[Items from a dataset]

- - - -

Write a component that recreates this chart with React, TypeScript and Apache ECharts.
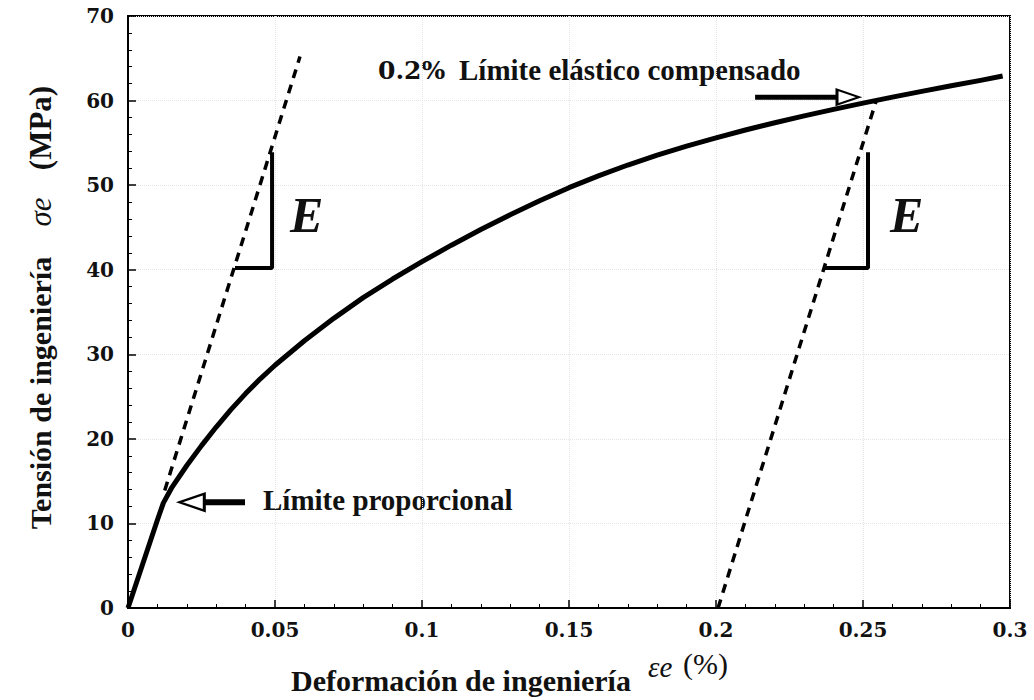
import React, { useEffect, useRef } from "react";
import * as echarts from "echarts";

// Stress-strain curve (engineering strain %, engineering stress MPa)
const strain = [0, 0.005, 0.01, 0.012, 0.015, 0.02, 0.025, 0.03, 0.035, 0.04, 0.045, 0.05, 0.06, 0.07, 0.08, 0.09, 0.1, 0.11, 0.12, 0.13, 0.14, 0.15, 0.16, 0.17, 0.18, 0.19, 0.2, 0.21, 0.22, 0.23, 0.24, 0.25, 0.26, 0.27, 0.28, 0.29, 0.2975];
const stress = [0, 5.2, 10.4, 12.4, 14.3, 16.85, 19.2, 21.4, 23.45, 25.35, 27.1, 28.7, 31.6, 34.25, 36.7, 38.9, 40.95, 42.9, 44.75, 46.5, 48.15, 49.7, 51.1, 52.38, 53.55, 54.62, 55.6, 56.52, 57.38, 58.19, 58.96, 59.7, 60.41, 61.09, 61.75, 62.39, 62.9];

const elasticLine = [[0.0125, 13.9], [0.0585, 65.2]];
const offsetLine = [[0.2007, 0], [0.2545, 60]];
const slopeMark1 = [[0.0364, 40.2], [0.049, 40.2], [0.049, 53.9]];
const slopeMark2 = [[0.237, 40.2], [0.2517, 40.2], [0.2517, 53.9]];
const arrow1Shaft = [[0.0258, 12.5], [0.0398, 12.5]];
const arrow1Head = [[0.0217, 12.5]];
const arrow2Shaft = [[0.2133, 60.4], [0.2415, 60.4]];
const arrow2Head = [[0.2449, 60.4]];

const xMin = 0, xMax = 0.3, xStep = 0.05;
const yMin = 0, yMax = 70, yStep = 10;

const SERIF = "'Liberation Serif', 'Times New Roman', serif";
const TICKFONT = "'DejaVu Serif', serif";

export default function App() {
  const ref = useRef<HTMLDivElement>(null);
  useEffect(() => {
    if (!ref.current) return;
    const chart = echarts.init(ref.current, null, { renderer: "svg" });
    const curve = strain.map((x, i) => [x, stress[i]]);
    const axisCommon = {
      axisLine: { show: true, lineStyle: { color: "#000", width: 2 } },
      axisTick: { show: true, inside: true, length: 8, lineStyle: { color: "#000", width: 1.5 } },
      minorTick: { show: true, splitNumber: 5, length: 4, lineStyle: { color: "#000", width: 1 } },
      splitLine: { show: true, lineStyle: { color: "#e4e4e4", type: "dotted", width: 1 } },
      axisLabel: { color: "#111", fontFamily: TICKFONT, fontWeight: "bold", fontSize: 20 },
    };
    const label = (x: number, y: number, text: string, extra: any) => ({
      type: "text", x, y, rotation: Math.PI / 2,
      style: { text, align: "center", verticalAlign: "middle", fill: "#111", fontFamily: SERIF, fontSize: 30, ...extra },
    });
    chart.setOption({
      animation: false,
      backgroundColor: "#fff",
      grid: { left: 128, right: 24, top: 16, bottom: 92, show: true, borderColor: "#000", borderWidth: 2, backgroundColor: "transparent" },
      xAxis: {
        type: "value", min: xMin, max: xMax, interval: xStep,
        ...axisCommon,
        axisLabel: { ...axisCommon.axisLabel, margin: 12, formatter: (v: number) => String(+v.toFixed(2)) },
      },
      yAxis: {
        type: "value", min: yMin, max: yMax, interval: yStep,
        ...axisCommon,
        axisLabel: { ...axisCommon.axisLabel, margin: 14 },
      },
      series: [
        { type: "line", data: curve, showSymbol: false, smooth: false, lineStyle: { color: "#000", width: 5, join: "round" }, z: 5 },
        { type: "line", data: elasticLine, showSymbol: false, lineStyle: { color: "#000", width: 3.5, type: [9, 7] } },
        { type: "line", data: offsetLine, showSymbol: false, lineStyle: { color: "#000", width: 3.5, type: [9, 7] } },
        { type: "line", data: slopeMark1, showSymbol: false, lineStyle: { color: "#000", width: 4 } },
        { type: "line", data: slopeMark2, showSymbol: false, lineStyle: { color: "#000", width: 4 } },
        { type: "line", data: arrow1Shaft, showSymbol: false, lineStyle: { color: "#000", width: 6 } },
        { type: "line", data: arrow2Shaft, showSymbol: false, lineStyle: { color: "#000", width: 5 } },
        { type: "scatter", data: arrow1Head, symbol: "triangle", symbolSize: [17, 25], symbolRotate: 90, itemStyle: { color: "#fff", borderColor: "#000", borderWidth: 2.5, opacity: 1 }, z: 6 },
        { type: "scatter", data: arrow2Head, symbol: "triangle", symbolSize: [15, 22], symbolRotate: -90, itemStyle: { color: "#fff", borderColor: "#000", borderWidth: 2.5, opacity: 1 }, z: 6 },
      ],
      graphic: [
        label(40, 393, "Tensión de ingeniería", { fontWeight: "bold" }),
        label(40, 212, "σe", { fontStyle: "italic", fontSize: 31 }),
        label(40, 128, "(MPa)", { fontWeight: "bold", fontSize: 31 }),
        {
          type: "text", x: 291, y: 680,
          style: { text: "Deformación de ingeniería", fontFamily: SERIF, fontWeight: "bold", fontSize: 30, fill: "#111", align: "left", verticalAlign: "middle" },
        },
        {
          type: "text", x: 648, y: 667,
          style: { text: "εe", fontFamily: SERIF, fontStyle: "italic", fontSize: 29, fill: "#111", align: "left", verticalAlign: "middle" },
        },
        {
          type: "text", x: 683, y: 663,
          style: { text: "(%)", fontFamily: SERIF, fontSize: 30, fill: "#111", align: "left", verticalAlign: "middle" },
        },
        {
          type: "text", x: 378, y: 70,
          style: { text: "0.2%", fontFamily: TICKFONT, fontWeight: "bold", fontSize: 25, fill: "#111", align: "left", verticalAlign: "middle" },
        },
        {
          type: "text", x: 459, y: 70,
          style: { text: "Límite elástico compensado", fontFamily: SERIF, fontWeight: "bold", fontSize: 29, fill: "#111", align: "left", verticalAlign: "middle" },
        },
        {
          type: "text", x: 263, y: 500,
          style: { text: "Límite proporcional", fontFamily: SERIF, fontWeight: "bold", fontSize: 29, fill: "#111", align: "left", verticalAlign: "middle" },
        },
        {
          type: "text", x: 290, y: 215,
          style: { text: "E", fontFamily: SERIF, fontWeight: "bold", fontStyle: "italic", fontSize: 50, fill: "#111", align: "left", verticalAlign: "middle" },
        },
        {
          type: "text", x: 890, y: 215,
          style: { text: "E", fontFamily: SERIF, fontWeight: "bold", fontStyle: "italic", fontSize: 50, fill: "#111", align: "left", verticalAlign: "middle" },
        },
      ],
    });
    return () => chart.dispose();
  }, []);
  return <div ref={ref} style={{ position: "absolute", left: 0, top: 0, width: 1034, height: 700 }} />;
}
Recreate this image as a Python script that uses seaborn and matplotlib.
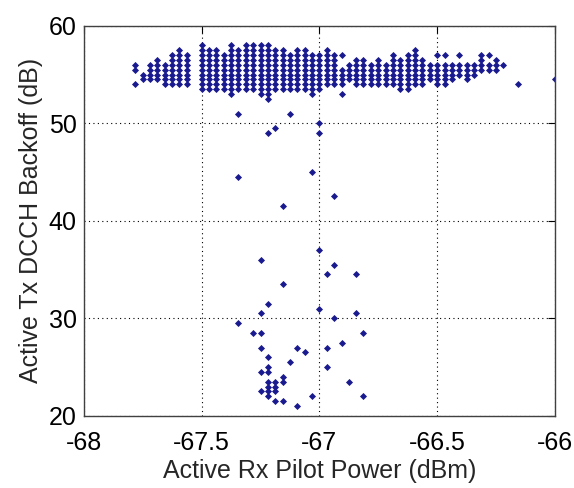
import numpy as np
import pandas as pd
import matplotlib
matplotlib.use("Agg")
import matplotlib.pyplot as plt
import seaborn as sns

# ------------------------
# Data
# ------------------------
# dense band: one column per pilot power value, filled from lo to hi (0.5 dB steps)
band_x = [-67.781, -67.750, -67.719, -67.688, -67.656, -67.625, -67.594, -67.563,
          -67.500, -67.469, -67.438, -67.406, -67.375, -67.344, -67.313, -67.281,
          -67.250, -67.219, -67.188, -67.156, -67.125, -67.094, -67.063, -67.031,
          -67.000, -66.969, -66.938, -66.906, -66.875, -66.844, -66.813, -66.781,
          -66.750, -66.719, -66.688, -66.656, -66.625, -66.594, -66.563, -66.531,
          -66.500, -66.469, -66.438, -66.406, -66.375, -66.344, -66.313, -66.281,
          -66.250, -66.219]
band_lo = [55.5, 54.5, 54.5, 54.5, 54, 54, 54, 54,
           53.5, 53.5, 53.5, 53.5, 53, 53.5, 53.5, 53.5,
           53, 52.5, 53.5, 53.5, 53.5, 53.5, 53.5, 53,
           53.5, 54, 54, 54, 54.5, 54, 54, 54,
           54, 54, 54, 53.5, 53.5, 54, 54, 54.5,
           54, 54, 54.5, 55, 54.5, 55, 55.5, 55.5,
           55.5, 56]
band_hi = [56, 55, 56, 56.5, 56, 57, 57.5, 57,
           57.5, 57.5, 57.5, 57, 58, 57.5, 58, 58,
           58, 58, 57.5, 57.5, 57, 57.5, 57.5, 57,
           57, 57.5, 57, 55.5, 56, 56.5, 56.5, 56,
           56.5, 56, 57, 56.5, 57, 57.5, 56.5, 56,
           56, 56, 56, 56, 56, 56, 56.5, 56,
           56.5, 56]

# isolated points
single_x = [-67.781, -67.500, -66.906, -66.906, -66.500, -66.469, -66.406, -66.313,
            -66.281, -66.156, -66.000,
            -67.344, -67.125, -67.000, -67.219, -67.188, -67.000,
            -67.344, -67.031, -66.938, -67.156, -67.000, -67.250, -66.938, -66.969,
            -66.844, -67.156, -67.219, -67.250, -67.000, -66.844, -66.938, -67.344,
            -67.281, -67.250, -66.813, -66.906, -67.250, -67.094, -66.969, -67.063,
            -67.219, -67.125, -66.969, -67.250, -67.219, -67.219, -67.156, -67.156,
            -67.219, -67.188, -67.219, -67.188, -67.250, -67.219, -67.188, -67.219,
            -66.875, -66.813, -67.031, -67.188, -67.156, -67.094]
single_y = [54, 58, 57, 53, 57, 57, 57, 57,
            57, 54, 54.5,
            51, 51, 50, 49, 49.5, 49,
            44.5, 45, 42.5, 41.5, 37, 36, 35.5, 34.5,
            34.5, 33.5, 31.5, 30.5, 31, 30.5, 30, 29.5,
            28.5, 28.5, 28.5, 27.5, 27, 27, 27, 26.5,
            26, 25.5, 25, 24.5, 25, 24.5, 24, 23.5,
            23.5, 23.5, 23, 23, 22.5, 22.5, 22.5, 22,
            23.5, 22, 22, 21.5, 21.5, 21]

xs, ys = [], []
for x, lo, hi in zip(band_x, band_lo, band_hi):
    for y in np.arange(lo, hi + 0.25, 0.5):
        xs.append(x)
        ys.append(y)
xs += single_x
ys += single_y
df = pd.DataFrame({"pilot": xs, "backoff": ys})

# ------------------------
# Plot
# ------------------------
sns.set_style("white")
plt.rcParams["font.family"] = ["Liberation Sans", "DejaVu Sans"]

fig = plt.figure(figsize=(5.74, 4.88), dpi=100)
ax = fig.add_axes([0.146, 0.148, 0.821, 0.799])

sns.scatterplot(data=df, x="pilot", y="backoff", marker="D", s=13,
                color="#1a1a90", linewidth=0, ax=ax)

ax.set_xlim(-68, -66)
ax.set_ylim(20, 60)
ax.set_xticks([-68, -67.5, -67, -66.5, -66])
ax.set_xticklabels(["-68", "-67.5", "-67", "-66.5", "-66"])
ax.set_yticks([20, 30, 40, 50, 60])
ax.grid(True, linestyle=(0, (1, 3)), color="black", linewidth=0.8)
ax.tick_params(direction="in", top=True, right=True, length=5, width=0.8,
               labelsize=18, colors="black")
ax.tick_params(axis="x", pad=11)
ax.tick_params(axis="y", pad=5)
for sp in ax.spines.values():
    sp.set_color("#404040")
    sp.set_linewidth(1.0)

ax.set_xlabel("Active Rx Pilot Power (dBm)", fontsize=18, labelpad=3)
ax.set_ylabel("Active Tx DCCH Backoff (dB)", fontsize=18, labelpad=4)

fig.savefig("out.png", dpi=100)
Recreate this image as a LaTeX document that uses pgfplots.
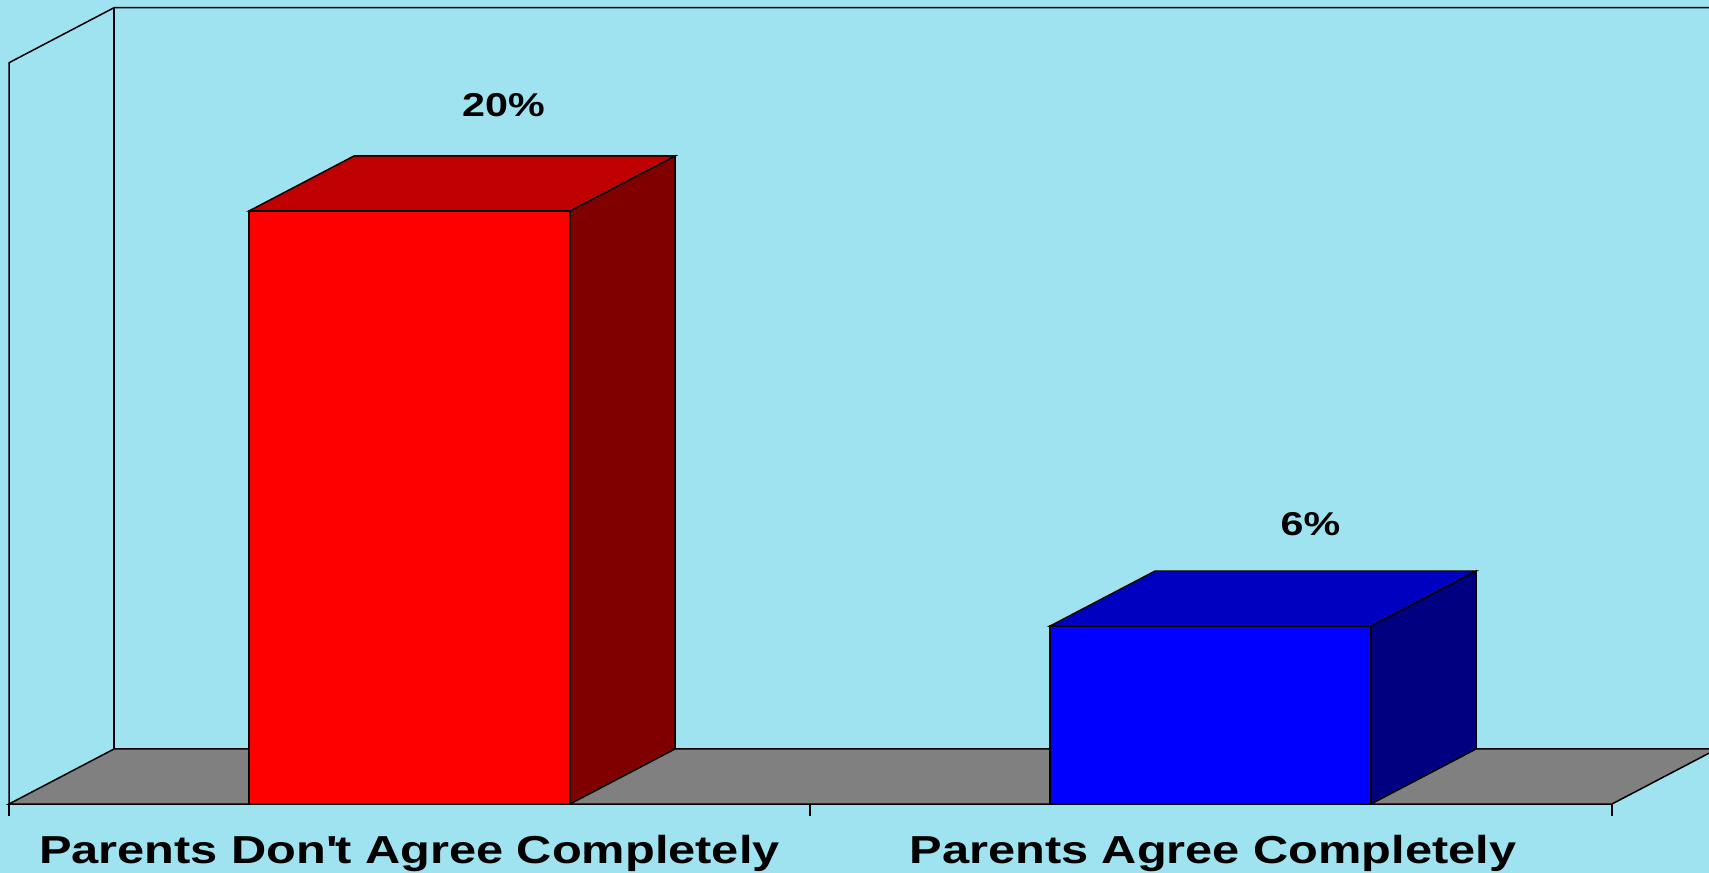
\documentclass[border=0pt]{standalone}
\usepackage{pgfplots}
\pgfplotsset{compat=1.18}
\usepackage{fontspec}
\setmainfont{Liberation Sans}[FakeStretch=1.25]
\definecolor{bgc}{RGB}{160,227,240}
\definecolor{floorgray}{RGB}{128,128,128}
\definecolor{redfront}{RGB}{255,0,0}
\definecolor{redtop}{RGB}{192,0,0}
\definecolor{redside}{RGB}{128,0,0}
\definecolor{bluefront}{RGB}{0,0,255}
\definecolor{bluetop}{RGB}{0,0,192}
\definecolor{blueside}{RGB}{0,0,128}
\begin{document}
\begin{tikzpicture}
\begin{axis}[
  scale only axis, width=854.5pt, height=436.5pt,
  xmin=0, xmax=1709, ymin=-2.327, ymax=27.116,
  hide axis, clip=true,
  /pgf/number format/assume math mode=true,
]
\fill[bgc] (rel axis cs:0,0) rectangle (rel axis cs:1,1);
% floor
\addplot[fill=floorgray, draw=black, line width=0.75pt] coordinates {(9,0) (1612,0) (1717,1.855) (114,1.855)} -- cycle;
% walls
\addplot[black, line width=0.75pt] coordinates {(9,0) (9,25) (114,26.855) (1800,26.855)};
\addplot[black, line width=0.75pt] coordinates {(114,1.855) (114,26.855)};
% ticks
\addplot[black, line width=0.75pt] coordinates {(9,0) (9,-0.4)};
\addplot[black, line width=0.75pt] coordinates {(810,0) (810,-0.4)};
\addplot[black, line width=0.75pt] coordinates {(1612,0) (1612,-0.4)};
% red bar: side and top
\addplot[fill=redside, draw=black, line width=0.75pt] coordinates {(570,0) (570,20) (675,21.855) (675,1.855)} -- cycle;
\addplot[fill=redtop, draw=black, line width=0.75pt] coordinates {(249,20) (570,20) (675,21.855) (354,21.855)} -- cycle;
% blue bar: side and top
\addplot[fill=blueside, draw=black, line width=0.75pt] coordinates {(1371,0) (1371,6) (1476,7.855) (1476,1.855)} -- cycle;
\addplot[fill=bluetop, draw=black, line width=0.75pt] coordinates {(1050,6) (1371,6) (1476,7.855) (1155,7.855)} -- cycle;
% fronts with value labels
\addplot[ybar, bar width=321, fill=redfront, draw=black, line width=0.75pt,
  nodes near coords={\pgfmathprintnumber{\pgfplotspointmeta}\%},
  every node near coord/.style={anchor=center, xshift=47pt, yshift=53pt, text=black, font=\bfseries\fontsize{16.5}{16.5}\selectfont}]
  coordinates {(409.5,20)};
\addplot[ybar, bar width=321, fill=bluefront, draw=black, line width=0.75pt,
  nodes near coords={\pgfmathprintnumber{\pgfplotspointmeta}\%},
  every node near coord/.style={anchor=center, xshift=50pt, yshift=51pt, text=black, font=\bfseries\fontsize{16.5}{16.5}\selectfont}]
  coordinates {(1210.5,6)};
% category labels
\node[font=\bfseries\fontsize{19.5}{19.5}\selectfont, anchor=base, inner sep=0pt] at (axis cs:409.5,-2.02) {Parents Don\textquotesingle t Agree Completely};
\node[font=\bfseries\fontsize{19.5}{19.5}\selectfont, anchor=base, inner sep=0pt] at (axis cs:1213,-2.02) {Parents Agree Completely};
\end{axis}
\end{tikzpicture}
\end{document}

- - - -

**Required work**
Only the lines from the start of the records to the one containing "import * as" should be repeated, exactly and with both ends kept; drop any pictures.

**Solution**
Write a component that recreates this chart with React, TypeScript and Apache ECharts.
import React, { useEffect, useRef } from "react";
import * as echarts from "echarts";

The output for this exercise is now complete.